At Honeywell, aerospace revenue grew 8 percent on an organic basis (excluding the impact of currency swings and M&A). It credited continuing strong demand for commercial jet components as global air traffic rises, and as Boeing Co. and Airbus SE capitalize on healthy backlogs. Honeywell also pointed to signs of recovery in demand for business jets as the market works through an oversupply of used planes. Weakness in that market had weighed on Honeywell’s aerospace results in past years, to the point that activist investor Dan Loeb of Third Point LLC called unsuccessfully for a spinoff of the whole aerospace unit.
The strong showing allowed Honeywell to increase its full-year outlook for aerospace organic revenue growth to as much as a 5 percent, up from a previous range of 1 percent to 3 percent. Asked why that number wasn’t even higher given the positive trends Honeywell is seeing in the business, CEO Darius Adamczyk said, “It’s one quarter. So as we continue to see the business progress, potentially, there could be more upside in the second half of the year. But we’ll see.”
This is a classic Honeywell move. The company sets targets it knows are achievable so that it can surprise to the upside, and investors love it for that. GE is in the opposite position. The 26 percent profit growth and 6 percent organic sales boost in GE’s aviation business in the first quarter were stellar and exceeded analysts’ expectations, so credit is due. But it will likely have to repeat that kind of perfect performance throughout the year in order to meet its 2018 adjusted EPS outlook of $1 to $1.07. And that’s going to be difficult.

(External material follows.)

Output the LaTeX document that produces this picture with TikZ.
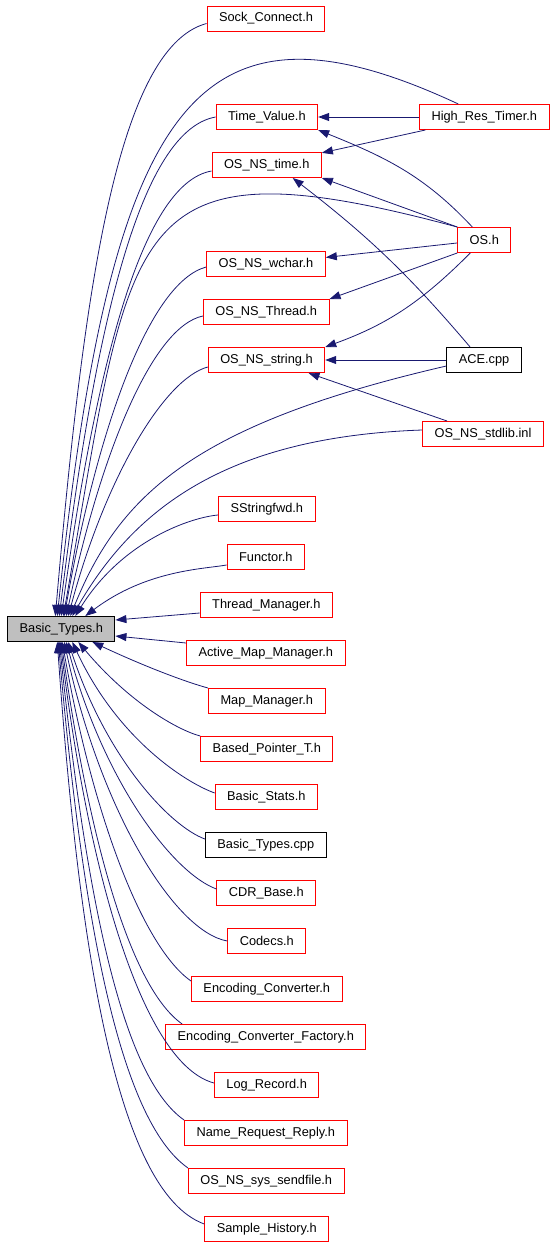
\documentclass[tikz,border=0pt]{standalone}
\usepackage{fontspec}
\setmainfont{Liberation Sans}
\usetikzlibrary{arrows.meta}
\definecolor{eBlue}{RGB}{25,25,112}
\definecolor{bRed}{RGB}{255,0,0}
\definecolor{fGray}{RGB}{191,191,191}
\begin{document}
\begin{tikzpicture}[x=1pt,y=1pt,font=\fontsize{12.8}{15}\selectfont,
  fb/.style={draw=bRed,line width=1pt,minimum height=25pt,inner xsep=12pt,inner ysep=0pt},
  kb/.style={fb,draw=black},
  dep/.style={-{Triangle[length=11pt,width=8pt]},eBlue,line width=0.8pt,out looseness=0.4,in looseness=1.3}]
  \useasboundingbox (0,0) rectangle (555,-1245);
  % root file
  \node[kb,fill=fGray] (bt) at (61.3,-629) {Basic\_Types.h};
  % files that include it
  \node[fb] (sock) at (266,-18.5) {Sock\_Connect.h};
  \node[fb] (tv) at (266.9,-117) {Time\_Value.h};
  \node[fb] (hrt) at (484.3,-117) {High\_Res\_Timer.h};
  \node[fb] (ost) at (266.7,-165) {OS\_NS\_time.h};
  \node[fb] (osh) at (484.3,-240) {OS.h};
  \node[fb] (wch) at (266,-264) {OS\_NS\_wchar.h};
  \node[fb] (thr) at (266.2,-312) {OS\_NS\_Thread.h};
  \node[fb] (str) at (266.5,-360) {OS\_NS\_string.h};
  \node[kb] (ace) at (484.1,-360) {ACE.cpp};
  \node[fb] (stdl) at (483,-434) {OS\_NS\_stdlib.inl};
  \node[fb] (ssf) at (266.8,-509) {SStringfwd.h};
  \node[fb] (fun) at (265.8,-557) {Functor.h};
  \node[fb] (tm) at (266.3,-605) {Thread\_Manager.h};
  \node[fb] (amm) at (265.8,-653) {Active\_Map\_Manager.h};
  \node[fb] (mm) at (266.8,-701) {Map\_Manager.h};
  \node[fb] (bpt) at (266.8,-749) {Based\_Pointer\_T.h};
  \node[fb] (bs) at (266.3,-797) {Basic\_Stats.h};
  \node[kb] (btc) at (265.8,-845) {Basic\_Types.cpp};
  \node[fb] (cdr) at (266.3,-893) {CDR\_Base.h};
  \node[fb] (cod) at (266.8,-941) {Codecs.h};
  \node[fb] (ec) at (266.8,-989) {Encoding\_Converter.h};
  \node[fb] (ecf) at (265.8,-1037) {Encoding\_Converter\_Factory.h};
  \node[fb] (lr) at (266.7,-1085) {Log\_Record.h};
  \node[fb] (nrr) at (265.8,-1133) {Name\_Request\_Reply.h};
  \node[fb] (sf) at (266.3,-1181) {OS\_NS\_sys\_sendfile.h};
  \node[fb] (sh) at (266.8,-1229) {Sample\_History.h};
  % edges among the upper files
  \draw[dep] (hrt) -- (tv); \draw[dep] (hrt) -- (ost);
  \draw[dep] ([xshift=-12pt]osh.north) to[out=133,in=-22,looseness=1] (tv.south east);
  \draw[dep] (osh.north west) -- (ost.south east);
  \draw[dep] ([xshift=-14pt]ace.north) to[bend right=6,looseness=1] ([xshift=26pt]ost.south);
  \draw[dep] (osh) -- (wch); \draw[dep] (osh.south west) -- (thr.north east);
  \draw[dep] ([xshift=-14pt]osh.south) to[out=225,in=20,looseness=1] (str.north east);
  \draw[dep] (ace) -- (str);
  \draw[dep] ([xshift=-36pt]stdl.north) -- ([xshift=42pt]str.south);
  % edges into Basic_Types.h from above
  \draw[dep] ([yshift=-5pt]sock.west) to[out=195,in=85] ([xshift=-6pt]bt.north);
  \draw[dep] ([xshift=-26pt]hrt.north) .. controls +(155:290) and +(84:520) .. ([xshift=-4pt]bt.north);
  \draw[dep] (tv.west) to[out=190,in=83] ([xshift=-2pt]bt.north);
  \draw[dep] ([yshift=-6pt]ost.west) to[out=190,in=82] (bt.north);
  \draw[dep] (osh.north west) .. controls +(165:350) and +(80:400) .. ([xshift=2pt]bt.north);
  \draw[dep] ([yshift=-3pt]wch.west) to[out=195,in=80] ([xshift=3pt]bt.north);
  \draw[dep] ([yshift=-4pt]thr.west) to[out=192,in=78] ([xshift=5pt]bt.north);
  \draw[dep] ([yshift=-7pt]str.west) to[out=195,in=75] ([xshift=7pt]bt.north);
  \draw[dep] ([yshift=-6pt]ace.west) .. controls +(193:260) and +(68:130) .. ([xshift=9pt]bt.north);
  \draw[dep] ([yshift=4pt]stdl.west) .. controls +(182:200) and +(60:120) .. ([xshift=11pt]bt.north);
  \draw[dep] ([yshift=-6pt]ssf.west) to[out=185,in=58] ([xshift=14pt]bt.north);
  \draw[dep] ([yshift=-8pt]fun.west) to[out=190,in=37] ([xshift=24pt]bt.north);
  % side edges
  \draw[dep] ([yshift=-8pt]tm.west) -- ([yshift=9pt]bt.east);
  \draw[dep] ([yshift=10pt]amm.west) -- ([yshift=-7pt]bt.east);
  % edges into Basic_Types.h from below
  \draw[dep] (mm.north west) to[out=165,in=-25] ([xshift=31pt]bt.south);
  \draw[dep] (bpt.north west) to[out=165,in=-50] ([xshift=17pt]bt.south);
  \draw[dep] ([yshift=4pt]bs.west) to[out=160,in=-65] ([xshift=11pt]bt.south);
  \draw[dep] ([yshift=6pt]btc.west) to[out=160,in=-72] ([xshift=7pt]bt.south);
  \draw[dep] ([yshift=4pt]cdr.west) to[out=160,in=-75] ([xshift=5pt]bt.south);
  \draw[dep] (cod.west) to[out=170,in=-78] ([xshift=3pt]bt.south);
  \draw[dep] ([yshift=8pt]ec.west) to[out=145,in=-80] ([xshift=1pt]bt.south);
  \draw[dep] ([xshift=17pt]ecf.north west) to[out=145,in=-82] (bt.south);
  \draw[dep] ([yshift=2pt]lr.west) to[out=165,in=-83] ([xshift=-1pt]bt.south);
  \draw[dep] (nrr.north west) to[out=145,in=-84] ([xshift=-2pt]bt.south);
  \draw[dep] (sf.north west) to[out=145,in=-85] ([xshift=-3pt]bt.south);
  \draw[dep] ([yshift=5pt]sh.west) to[out=160,in=-86] ([xshift=-4pt]bt.south);
\end{tikzpicture}
\end{document}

GE said Friday that profit for its troubled power business will likely be flat this year relative to the roughly $2 billion it earned in 2017. That is below what was implied by management guidance at the company’s November investor day. GE is also contending with expectations for no earnings contribution from GE Capital. But even so, it thinks stronger numbers from aviation and health care, in combination with aggressive cost-cutting, will make up for the shortfalls elsewhere.
In November, GE called for operating profit growth of 7 percent to 10 percent in its aviation business in 2018, which implied profit of about $6.3 billion, based on its estimate at the time of the impact from an accounting rule change and its reported 2017 results. But the accounting-related restatements ended up having a bigger negative impact on the segment’s profit than GE had projected, and that means it has a higher hurdle to clear. To get $6.3 billion in 2018 aviation profit, GE now needs to grow earnings at the unit by more like 18 percent year over year.
GE didn’t give a specific updated profit guidance for aerospace, but CFO Jamie Miller said the outlook was “solid” and CEO John Flannery said he expects “better” earnings. The challenge is that GE benefited in the first quarter from shipping about 70 fewer of its Leap jet engines than originally planned. Because the jet engine is fairly new, it tends to be less profitable than legacy GE products as the company works to lower production costs. GE expects to ramp up deliveries throughout the rest of the year and still meet its 2018 goal for 1,100 to 1,200 shipments, which suggests some profit headwinds. Miller says she expects to still benefit from more profitable spare-parts sales throughout the year and that will help mitigate the impact from the Leap.
It still feels like GE’s outlook is optimistic and requires a lot of things to go right, whereas Honeywell is prepared for things to be less rosy. And that should give investors pause.